Another closet I found with a few people coming out of it is that of "Involuntary Celibacy," a term coined by Alana Boltwood to cover situations like mine, in which one can't seem to understand why one is celibate, but is nonetheless fairly hard-core celibate. She has a web page and a mailing list I found to be quite helpful in many respects, though it hasn't actually solved my problem. Some folks on the list are single virgins like me; others are married and for one reason or another not sexually active; still others have been active in the past but aren't now.
I find that meditating on the injustice of it all, comparing myself to other people's situations, is not helpful at all. Each person's circumstance is different, and so envying someone else's life and accomplishments and relationships is like envying the birds' wings. Perhaps we'll invent airplanes as a result, but we'll never fly like birds, or perch in trees.
So phrasing the problem in a ``what's wrong with me'' manner merely causes depression without giving much insight.
Analogies have been drawn between the involuntary celibate's state and other sad or peculiar people; I'll list a few here.
Alcoholics. There may be an element of entrenched habit; procrastinating recovery strategies we know would help; a kind of social shame (for example, of being over 40 and a virgin). The rejection, whether by a prospective partner, or of one's self, may be the same kind of bottoming out experience that the AA folks talk about.

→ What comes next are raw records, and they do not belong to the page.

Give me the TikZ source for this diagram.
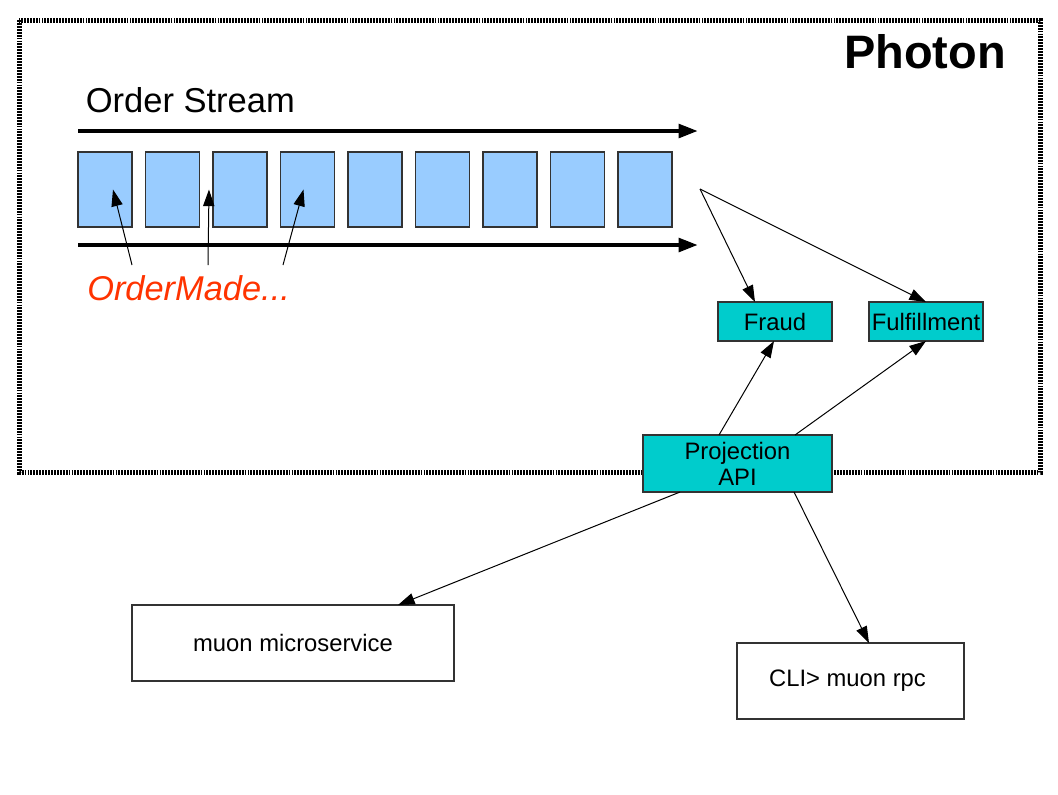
\documentclass[tikz,border=0pt]{standalone}
\usepackage{fontspec}
\setmainfont{Liberation Sans}
\usetikzlibrary{arrows.meta}

% one unit = one pixel of the 1058 x 794 canvas
\def\pxu{0.75pt}

\definecolor{cellblue}{HTML}{99CCFF}
\definecolor{svcteal}{HTML}{00CCCC}
\definecolor{evtred}{HTML}{FF3300}
\definecolor{edgegrey}{HTML}{333333}

\tikzset{
  cell/.style={draw=edgegrey, line width=0.9pt, fill=cellblue,
    minimum width=54*\pxu, minimum height=75*\pxu, inner sep=0pt, outer sep=0pt},
  svc/.style={draw=edgegrey, line width=0.8pt, fill=svcteal, inner sep=0pt, outer sep=0pt,
    font=\fontsize{17.85}{19.5}\selectfont, align=center},
  client/.style={draw=edgegrey, line width=0.8pt, fill=white, inner sep=0pt, outer sep=0pt,
    font=\fontsize{17.85}{19.5}\selectfont},
  streamarrow/.style={line width=3.2pt, -{Triangle[length=14.5pt, width=10pt]}},
  link/.style={line width=0.75pt, -{Triangle[length=12.5pt, width=8.5pt]}},
  frame/.style={line width=3.75pt, dash pattern=on 1.4pt off 0.8pt},
}

\begin{document}
\begin{tikzpicture}[x=0.75pt, y=-0.75pt]
  \useasboundingbox (0,0) rectangle (1058,794);

  % dotted boundary of the Photon system
  \draw[frame] (19,20) rectangle (1040,472);

  \node[anchor=base east, inner sep=0pt, font=\fontsize{35.2}{40}\selectfont\bfseries]
    (title) at (1006,68) {Photon};
  \node[anchor=base west, inner sep=0pt, font=\fontsize{25.9}{30}\selectfont]
    (streamlabel) at (85.5,112) {Order Stream};

  % the stream rails
  \coordinate (railAs) at (78,131);
  \coordinate (railAe) at (698,131);
  \coordinate (railBs) at (78,245);
  \coordinate (railBe) at (698,245);
  \draw[streamarrow] (railAs) -- (railAe);
  \draw[streamarrow] (railBs) -- (railBe);

  % events in the stream
  \foreach \i in {1,...,9} {
    \node[cell] (c\i) at ({105+67.5*(\i-1)},189.5) {};
  }

  \node[anchor=base west, inner sep=0pt, text=evtred,
        font=\fontsize{25.8}{30}\selectfont\itshape]
    (made) at (87,300) {OrderMade...};
  \coordinate (madeA) at (132,265);
  \coordinate (madeB) at (208,265);
  \coordinate (madeC) at (283,265);
  \draw[link] (madeA) -- ([xshift=8*\pxu]c1.center);
  \draw[link] (madeB) -- ([xshift=-4*\pxu]c3.west);
  \draw[link] (madeC) -- ([xshift=-4*\pxu]c4.center);

  % consumers
  \node[svc, minimum width=114*\pxu, minimum height=39*\pxu] (fraud) at (775,321.5) {Fraud};
  \node[svc, minimum width=114*\pxu, minimum height=39*\pxu] (fulfil) at (926,321.5) {Fulfillment};
  \node[svc, minimum width=189*\pxu, minimum height=57*\pxu] (proj) at (737.5,463.5) {Projection\\API};

  \coordinate (split) at (700,189);
  \draw[link] (split) -- ([xshift=37*\pxu]fraud.north west);
  \draw[link] (split) -- (fulfil.north);

  \draw[link] ([xshift=76*\pxu]proj.north west) -- ([xshift=-1*\pxu]fraud.south);
  \draw[link] ([xshift=152*\pxu]proj.north west) -- (fulfil.south);

  % clients of the projection
  \node[client, minimum width=322*\pxu, minimum height=76*\pxu] (muon) at (293,643) {muon microservice};
  \node[client, minimum width=227*\pxu, minimum height=76*\pxu] (cli) at (850.5,681) {CLI> muon rpc\hspace*{4.5pt}};

  \draw[link] ([xshift=37*\pxu]proj.south west) -- ([xshift=266*\pxu]muon.north west);
  \draw[link] ([xshift=151*\pxu]proj.south west) -- ([xshift=132*\pxu]cli.north west);
\end{tikzpicture}
\end{document}
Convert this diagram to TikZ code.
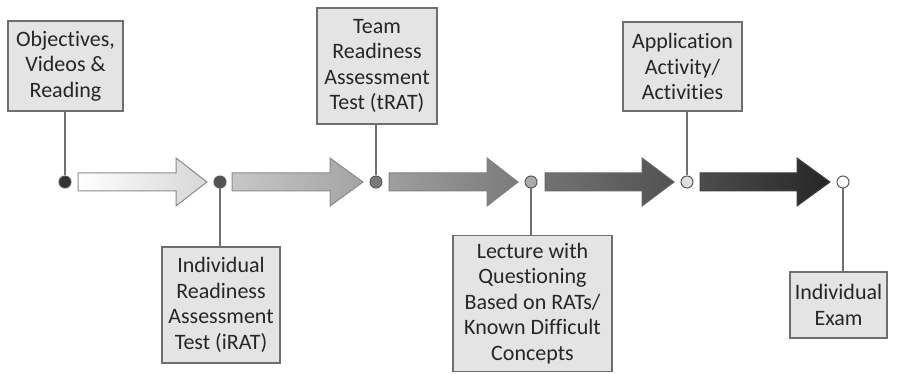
\documentclass[tikz,border=0pt]{standalone}
\usepackage{fontspec}
\setmainfont{Carlito}[Ligatures={NoCommon}]
\usetikzlibrary{positioning}
\definecolor{boxfill}{HTML}{E4E4E4}
\definecolor{boxline}{HTML}{6E6E6E}
\definecolor{txt}{HTML}{262626}
\definecolor{conn}{HTML}{707070}
\tikzset{
  infobox/.style={draw=boxline, line width=1.3pt, fill=boxfill, text=txt, align=center,
    inner sep=2pt, font=\fontsize{22}{25.5}\selectfont},
  dotnode/.style={circle, draw=#1!70!black, line width=1pt, minimum size=12pt, inner sep=0pt},
  connline/.style={draw=conn, line width=1.4pt},
  blockarrow/.style={draw=#1, line width=1pt}
}
\begin{document}
\begin{tikzpicture}[x=1pt,y=-1pt]
\useasboundingbox (0,0) rectangle (897,374);
% boxes
\node[infobox, minimum width=115pt, minimum height=90pt] (b1) at (65.5,66) {Objectives,\\Videos \&\\Reading};
\node[infobox, minimum width=118pt, minimum height=116pt] (b2) at (221,305) {Individual\\Readiness\\Assessment\\Test (iRAT)};
\node[infobox, minimum width=120pt, minimum height=116pt] (b3) at (377,66) {Team\\Readiness\\Assessment\\Test (tRAT)};
\node[infobox, minimum width=159pt, minimum height=136pt] (b4) at (532.5,303.5) {Lecture with\\Questioning\\Based on RATs/\\Known Difficult\\Concepts};
\node[infobox, minimum width=119pt, minimum height=89pt] (b5) at (682.5,66.5) {Application\\Activity/\\Activities};
\node[infobox, minimum width=97pt, minimum height=66pt] (b6) at (838.5,305) {Individual\\Exam};
% dots
\node[dotnode=gray, fill=black!80] (d1) at (65,182) {};
\node[dotnode=gray, fill=black!68] (d2) at (220,182) {};
\node[dotnode=gray, fill=black!52] (d3) at (376,182) {};
\node[dotnode=gray, fill=black!33] (d4) at (531,182) {};
\node[dotnode=gray, fill=black!12] (d5) at (687,182) {};
\node[dotnode=gray, fill=white] (d6) at (843,182) {};
% connectors
\draw[connline] (b1.south -| d1) -- (d1);
\draw[connline] (d2) -- (b2.north -| d2);
\draw[connline] (b3.south -| d3) -- (d3);
\draw[connline] (d4) -- (b4.north -| d4);
\draw[connline] (b5.south -| d5) -- (d5);
\draw[connline] (d6) -- (b6.north -| d6);
% block arrows
\draw[blockarrow=black!45, left color=white, right color=black!16]
  (78,173) -- (176,173) -- (176,158) -- (207,182) -- (176,206) -- (176,191) -- (78,191) -- cycle;
\draw[blockarrow=black!45, left color=black!22, right color=black!36]
  (232,173) -- (330,173) -- (330,158) -- (363,182) -- (330,206) -- (330,191) -- (232,191) -- cycle;
\draw[blockarrow=black!50, left color=black!38, right color=black!52]
  (389,173) -- (487,173) -- (487,158) -- (518,182) -- (487,206) -- (487,191) -- (389,191) -- cycle;
\draw[blockarrow=black!60, left color=black!55, right color=black!68]
  (545,173) -- (642,173) -- (642,158) -- (674,182) -- (642,206) -- (642,191) -- (545,191) -- cycle;
\draw[blockarrow=black!75, left color=black!70, right color=black!85]
  (700,173) -- (797,173) -- (797,158) -- (830,182) -- (797,206) -- (797,191) -- (700,191) -- cycle;
\end{tikzpicture}
\end{document}
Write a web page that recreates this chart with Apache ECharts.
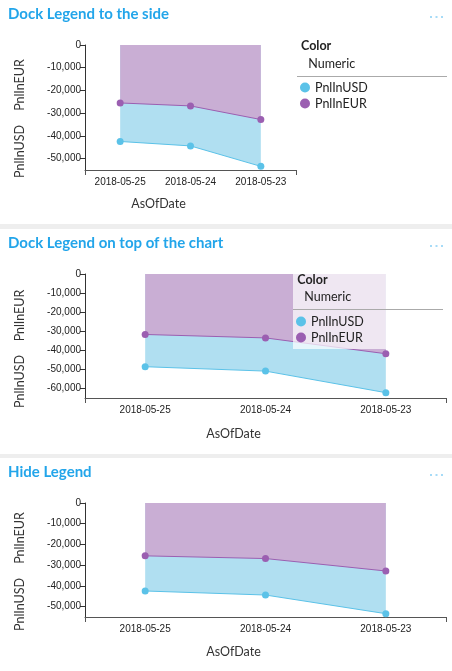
<!DOCTYPE html>
<html>
<head>
<meta charset="utf-8">
<script src="https://cdn.jsdelivr.net/npm/echarts@6/dist/echarts.min.js"></script>
<style>
  html, body { margin: 0; padding: 0; background: #ffffff; }
  #chart { width: 452px; height: 671px; }
</style>
</head>
<body>
<div id="chart"></div>
<script>
// ---------- data ----------
const titles = ['Dock Legend to the side', 'Dock Legend on top of the chart', 'Hide Legend'];
const dates = ['2018-05-25', '2018-05-24', '2018-05-23'];
const seriesNames = ['PnlInUSD', 'PnlInEUR'];
const usdSide = [-42450, -44400, -53400];
const eurSide = [-25500, -26800, -32800];
const usdTop = [-48600, -50900, -62200];
const eurTop = [-31700, -33500, -41800];
const usdHide = [-42450, -44400, -53400];
const eurHide = [-25500, -26800, -32800];
const yTicksSmall = [0, -10000, -20000, -30000, -40000, -50000];
const yTicksLarge = [0, -10000, -20000, -30000, -40000, -50000, -60000];
const yMins = [-55000, -65000, -55000];
const xAxisTitle = 'AsOfDate';
const legendHeader = 'Color';
const legendSub = 'Numeric';

// ---------- styles / layout ----------
const BLUE_LINE = '#5bc2e8';
const BLUE_AREA = '#b0dff1';
const PURPLE_LINE = '#9b5fb1';
const PURPLE_AREA = '#c9aed4';
const TITLE_COLOR = '#22a5ea';
const UI_FONT = 'Lato';
const TICK_FONT = 'Liberation Sans';

const grids = [
  { left: 85, top: 45, width: 211, height: 125 },
  { left: 85, top: 274, width: 361, height: 124 },
  { left: 85, top: 503, width: 361, height: 114 }
];
const titleTops = [7, 236, 465];
const dataSets = [[usdSide, eurSide], [usdTop, eurTop], [usdHide, eurHide]];
const tickSets = [yTicksSmall, yTicksLarge, yTicksSmall];

const fmt = v => v.toLocaleString('en-US');

const option = {
  animation: false,
  backgroundColor: '#ffffff',
  title: titles.map((t, i) => ({
    text: t,
    left: 8,
    top: titleTops[i],
    padding: 0,
    textStyle: { fontFamily: UI_FONT, fontSize: 15, fontWeight: 'bold', color: TITLE_COLOR }
  })),
  grid: grids.map(g => Object.assign({ containLabel: false }, g)),
  xAxis: [],
  yAxis: [],
  series: [],
  legend: [
    {
      data: seriesNames, orient: 'vertical', left: 300, top: 81, padding: 0,
      icon: 'circle', itemWidth: 10, itemHeight: 10, itemGap: 3,
      textStyle: { fontFamily: UI_FONT, fontSize: 12.5, color: '#222' },
      selectedMode: false, z: 6
    },
    {
      data: seriesNames, orient: 'vertical', left: 296, top: 315, padding: 0,
      icon: 'circle', itemWidth: 10, itemHeight: 10, itemGap: 3,
      textStyle: { fontFamily: UI_FONT, fontSize: 12.5, color: '#222' },
      selectedMode: false, z: 6
    }
  ],
  graphic: []
};

grids.forEach((g, i) => {
  // main category axis
  option.xAxis.push({
    type: 'category', gridIndex: i, data: dates, boundaryGap: true, position: 'bottom',
    axisLine: { onZero: false, lineStyle: { color: '#555', width: 1 } },
    axisTick: { alignWithLabel: true, length: 5, lineStyle: { color: '#555' } },
    axisLabel: { fontFamily: TICK_FONT, fontSize: 10, color: '#222', margin: 7 }
  });
  // end ticks
  option.xAxis.push({
    type: 'value', gridIndex: i, min: 0, max: 1, interval: 1, position: 'bottom',
    axisLine: { show: false, onZero: false },
    axisTick: { show: true, length: 5, lineStyle: { color: '#555' } },
    axisLabel: { show: false }, splitLine: { show: false }
  });
  option.yAxis.push({
    type: 'value', gridIndex: i, min: yMins[i], max: 0, position: 'left',
    axisLine: { show: true, onZero: false, lineStyle: { color: '#333' } },
    axisTick: { show: true, length: 5, customValues: tickSets[i], lineStyle: { color: '#333' } },
    axisLabel: { customValues: tickSets[i], formatter: v => fmt(v), fontFamily: TICK_FONT, fontSize: 10, color: '#222', margin: 4 },
    splitLine: { show: false }
  });
  const [usd, eur] = dataSets[i];
  option.series.push({
    name: seriesNames[0], type: 'line', xAxisIndex: 2 * i, yAxisIndex: i, data: usd,
    symbol: 'circle', symbolSize: 7, showSymbol: true,
    itemStyle: { color: BLUE_LINE },
    lineStyle: { color: BLUE_LINE, width: 1 },
    areaStyle: { color: BLUE_AREA, opacity: 1, origin: 'end' }
  });
  option.series.push({
    name: seriesNames[1], type: 'line', xAxisIndex: 2 * i, yAxisIndex: i, data: eur,
    symbol: 'circle', symbolSize: 7, showSymbol: true,
    itemStyle: { color: PURPLE_LINE },
    lineStyle: { color: PURPLE_LINE, width: 1 },
    areaStyle: { color: PURPLE_AREA, opacity: 1, origin: 'end' }
  });
});

// separators
const gr = option.graphic;
[[224, 5], [454, 4]].forEach(([y, h]) => gr.push({ type: 'rect', shape: { x: 0, y: y, width: 452, height: h }, style: { fill: '#eeeeee' }, z: 10 }));
// "..." menus
[17, 246, 475].forEach(y => [430, 435.5, 441].forEach(x => gr.push({ type: 'rect', shape: { x: x, y: y - 1, width: 2, height: 2 }, style: { fill: '#a6dbf7' }, z: 10 })));

// axis titles
const yNamePos = [[85, 151.5], [315.5, 381.5], [538, 604.5]];
yNamePos.forEach(([eurY, usdY]) => {
  [[seriesNames[1], eurY], [seriesNames[0], usdY]].forEach(([txt, y]) => gr.push({
    type: 'text', x: 19.5, y: y, rotation: Math.PI / 2, z: 10,
    style: { text: txt, fontFamily: UI_FONT, fontSize: 12.5, fill: '#333', align: 'center', verticalAlign: 'middle' }
  }));
});
const xNamePos = [[158.5, 204], [233.5, 434], [233.5, 651.5]];
xNamePos.forEach(([x, y]) => gr.push({
  type: 'text', x: x, y: y, z: 10,
  style: { text: xAxisTitle, fontFamily: UI_FONT, fontSize: 12.5, fill: '#333', align: 'center', verticalAlign: 'middle' }
}));

// legend headers
gr.push({ type: 'rect', shape: { x: 293, y: 274, width: 150, height: 75 }, style: { fill: 'rgba(255,255,255,0.7)' }, z: 5 });
const legendHeads = [
  { cx: 301, cy: 46, nx: 308.3, ny: 64.3, ly: 76.5, lx1: 297, lx2: 447 },
  { cx: 297.3, cy: 280, nx: 304.3, ny: 297.3, ly: 309.5, lx1: 293, lx2: 443 }
];
legendHeads.forEach(h => {
  gr.push({ type: 'text', x: h.cx, y: h.cy, z: 10, style: { text: legendHeader, fontFamily: UI_FONT, fontSize: 12.5, fontWeight: 'bold', fill: '#222', verticalAlign: 'middle' } });
  gr.push({ type: 'text', x: h.nx, y: h.ny, z: 10, style: { text: legendSub, fontFamily: UI_FONT, fontSize: 12.5, fill: '#222', verticalAlign: 'middle' } });
  gr.push({ type: 'line', shape: { x1: h.lx1, y1: h.ly, x2: h.lx2, y2: h.ly }, style: { stroke: '#aaaaaa', lineWidth: 1 }, z: 10 });
});

const chart = echarts.init(document.getElementById('chart'), null, { renderer: 'canvas' });
chart.setOption(option);
</script>
</body>
</html>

Gays. There seems to be something very essential to my nature that leads me to be celibate, in a rather analogous way to the notion that homosexuality is something inborn. And being outside the sexual mainstream leads to similar kinds of disbelief, and (sometimes unintentional) harassment by those inside it. I should emphasize here that involuntary celibacy cuts across categories: we are male and female, gay and straight, single and married, old and young, shy and outgoing. And not few at all.
Transgendered folk. Again, there seems to be something different about the way we perceive our sexuality from other folks, at least for some of us. Though for us, it's not so much wanting a different one, as using the one we've been given.
Asperger's Syndrome. This variety of autism includes some people with great intellectual accomplishments but very poor social skills. (There's a web site about this.) I sometimes wonder if I missed out on the socialization training my peers soaked up almost without trying. Temple Grandin , a very public example of an Asperger's person, is celibate, because she finds the complexity of emotional relationship daunting when one has to deal intellectually with what other people do instinctively.
A few words are in order about religion and celibacy, involuntary and otherwise. I am a Christian of a catholic persuasion. So it seems to me that in all things the hand of God is visible, if one is discerning enough to see it. There is a place for voluntary celibacy within the ministry of the Church. What I read about this, however, is all about sublimating one's sexuality, giving up something to make one a better priest (or nun or monk). My experience is otherwise: my call, if there is one, is to self-acceptance rather than self-denial. Let me stress that involuntary celibacy does not in itself constitute a call to the priesthood or the convent.
I have, in a manner of speaking, persecuted myself mercilessly over my ``difference'' through the years; but it turns out that the self-flagellation is optional.
Perhaps the unifying thread here is one of self-acceptance. If the game you're playing is a no-win one, stop playing, rewrite the rules. Kick through the walls; take your football and go elsewhere. But with sex being used to sell everything from automobiles to food in our society, sometimes one has to be willfully blind to keep one's mind focused on this alternative game.